Raw data:
· · ·
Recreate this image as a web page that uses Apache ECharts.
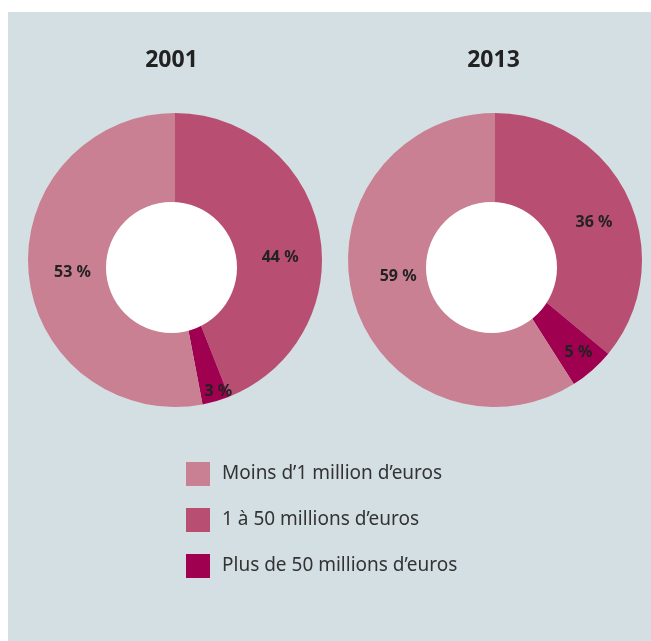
<!DOCTYPE html>
<html><head><meta charset="utf-8">
<script src="https://cdn.jsdelivr.net/npm/echarts@6/dist/echarts.min.js"></script>
<style>
html,body{margin:0;padding:0;background:#fff;}
#panel{position:absolute;left:8px;top:12px;width:643px;height:629px;background:#d4dfe3;}
#chart{position:absolute;left:0;top:0;width:651px;height:641px;}
</style></head>
<body><div id="panel"></div><div id="chart"></div>
<script>
// Data (clockwise order from 12 o'clock)
const categories = ['1 à 50 millions d’euros', 'Plus de 50 millions d’euros', 'Moins d’1 million d’euros'];
const legendOrder = ['Moins d’1 million d’euros', '1 à 50 millions d’euros', 'Plus de 50 millions d’euros'];
const years = ['2001', '2013'];
const values2001 = [44, 3, 53];
const values2013 = [36, 5, 59];

const colors = {
  'Moins d’1 million d’euros': '#c98093',
  '1 à 50 millions d’euros': '#b84f72',
  'Plus de 50 millions d’euros': '#a00050'
};
// label nudges [dx, dy] in px from the default inside position
const nudge2001 = [[2, 17], [14, 31], [2, 3]];
const nudge2013 = [[4, 7], [14, 14], [4, -13]];

const FONT = 'Noto Sans';
function pieSeries(values, center, nudges) {
  return {
    type: 'pie', center: center, radius: [57, 147], startAngle: 90, clockwise: true,
    silent: true, z: 2,
    itemStyle: { borderWidth: 0 },
    label: {
      show: true, position: 'inside', color: '#222', fontFamily: FONT, fontWeight: 'bold', fontSize: 16
    },
    labelLine: { show: false },
    emphasis: { disabled: true },
    data: categories.map((c, i) => {
      const dx = nudges[i][0], dy = nudges[i][1];
      const sp = Math.abs(dy) * 2;
      const rich = { v: { color: '#222', fontFamily: FONT, fontWeight: 'bold', fontSize: 16, lineHeight: 18 }, s: { lineHeight: sp, height: sp, fontSize: 1 } };
      let fmt = '{v|' + values[i] + ' %}';
      if (dy > 0) fmt = '{s| }\n' + fmt;
      else if (dy < 0) fmt = fmt + '\n{s| }';
      return {
        name: c, value: values[i], itemStyle: { color: colors[c] },
        label: { formatter: fmt, rich: rich, padding: [0, Math.max(0, -2 * dx), 0, Math.max(0, 2 * dx)] }
      };
    })
  };
}
function disc(center) {
  return {
    type: 'pie', center: center, radius: [0, 65.5], silent: true, z: 5,
    label: { show: false }, labelLine: { show: false }, emphasis: { disabled: true },
    itemStyle: { color: '#ffffff', borderWidth: 0 },
    data: [{ name: 'hole', value: 1 }]
  };
}

const chart = echarts.init(document.getElementById('chart'), null, { renderer: 'canvas' });
chart.setOption({
  animation: false,
  backgroundColor: 'transparent',
  title: [
    { text: years[0], left: 171.5, top: 49, padding: 0, textAlign: 'center', textStyle: { fontFamily: FONT, fontWeight: 'bold', fontSize: 23, color: '#222' } },
    { text: years[1], left: 493.5, top: 49, padding: 0, textAlign: 'center', textStyle: { fontFamily: FONT, fontWeight: 'bold', fontSize: 23, color: '#222' } }
  ],
  legend: {
    data: legendOrder, orient: 'vertical', left: 186, top: 462, padding: 0,
    itemWidth: 24, itemHeight: 24, itemGap: 22, icon: 'rect',
    selectedMode: false,
    textStyle: { fontFamily: FONT, fontSize: 19, color: '#333', padding: [0, 0, 0, 7] }
  },
  series: [
    pieSeries(values2001, [175, 260], nudge2001),
    disc([171.5, 267.5]),
    pieSeries(values2013, [495, 260], nudge2013),
    disc([491.5, 267.5])
  ]
});
</script></body></html>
· · ·
Problem statement:
Reproduce all of the material exactly, apart from the pictures.

Full solution:
Recreate this image as a web page that uses Apache ECharts.
<!DOCTYPE html>
<html><head><meta charset="utf-8">
<script src="https://cdn.jsdelivr.net/npm/echarts@6/dist/echarts.min.js"></script>
<style>
html,body{margin:0;padding:0;background:#fff;}
#panel{position:absolute;left:8px;top:12px;width:643px;height:629px;background:#d4dfe3;}
#chart{position:absolute;left:0;top:0;width:651px;height:641px;}
</style></head>
<body><div id="panel"></div><div id="chart"></div>
<script>
// Data (clockwise order from 12 o'clock)
const categories = ['1 à 50 millions d’euros', 'Plus de 50 millions d’euros', 'Moins d’1 million d’euros'];
const legendOrder = ['Moins d’1 million d’euros', '1 à 50 millions d’euros', 'Plus de 50 millions d’euros'];
const years = ['2001', '2013'];
const values2001 = [44, 3, 53];
const values2013 = [36, 5, 59];

const colors = {
  'Moins d’1 million d’euros': '#c98093',
  '1 à 50 millions d’euros': '#b84f72',
  'Plus de 50 millions d’euros': '#a00050'
};
// label nudges [dx, dy] in px from the default inside position
const nudge2001 = [[2, 17], [14, 31], [2, 3]];
const nudge2013 = [[4, 7], [14, 14], [4, -13]];

const FONT = 'Noto Sans';
function pieSeries(values, center, nudges) {
  return {
    type: 'pie', center: center, radius: [57, 147], startAngle: 90, clockwise: true,
    silent: true, z: 2,
    itemStyle: { borderWidth: 0 },
    label: {
      show: true, position: 'inside', color: '#222', fontFamily: FONT, fontWeight: 'bold', fontSize: 16
    },
    labelLine: { show: false },
    emphasis: { disabled: true },
    data: categories.map((c, i) => {
      const dx = nudges[i][0], dy = nudges[i][1];
      const sp = Math.abs(dy) * 2;
      const rich = { v: { color: '#222', fontFamily: FONT, fontWeight: 'bold', fontSize: 16, lineHeight: 18 }, s: { lineHeight: sp, height: sp, fontSize: 1 } };
      let fmt = '{v|' + values[i] + ' %}';
      if (dy > 0) fmt = '{s| }\n' + fmt;
      else if (dy < 0) fmt = fmt + '\n{s| }';
      return {
        name: c, value: values[i], itemStyle: { color: colors[c] },
        label: { formatter: fmt, rich: rich, padding: [0, Math.max(0, -2 * dx), 0, Math.max(0, 2 * dx)] }
      };
    })
  };
}
function disc(center) {
  return {
    type: 'pie', center: center, radius: [0, 65.5], silent: true, z: 5,
    label: { show: false }, labelLine: { show: false }, emphasis: { disabled: true },
    itemStyle: { color: '#ffffff', borderWidth: 0 },
    data: [{ name: 'hole', value: 1 }]
  };
}

const chart = echarts.init(document.getElementById('chart'), null, { renderer: 'canvas' });
chart.setOption({
  animation: false,
  backgroundColor: 'transparent',
  title: [
    { text: years[0], left: 171.5, top: 49, padding: 0, textAlign: 'center', textStyle: { fontFamily: FONT, fontWeight: 'bold', fontSize: 23, color: '#222' } },
    { text: years[1], left: 493.5, top: 49, padding: 0, textAlign: 'center', textStyle: { fontFamily: FONT, fontWeight: 'bold', fontSize: 23, color: '#222' } }
  ],
  legend: {
    data: legendOrder, orient: 'vertical', left: 186, top: 462, padding: 0,
    itemWidth: 24, itemHeight: 24, itemGap: 22, icon: 'rect',
    selectedMode: false,
    textStyle: { fontFamily: FONT, fontSize: 19, color: '#333', padding: [0, 0, 0, 7] }
  },
  series: [
    pieSeries(values2001, [175, 260], nudge2001),
    disc([171.5, 267.5]),
    pieSeries(values2013, [495, 260], nudge2013),
    disc([491.5, 267.5])
  ]
});
</script></body></html>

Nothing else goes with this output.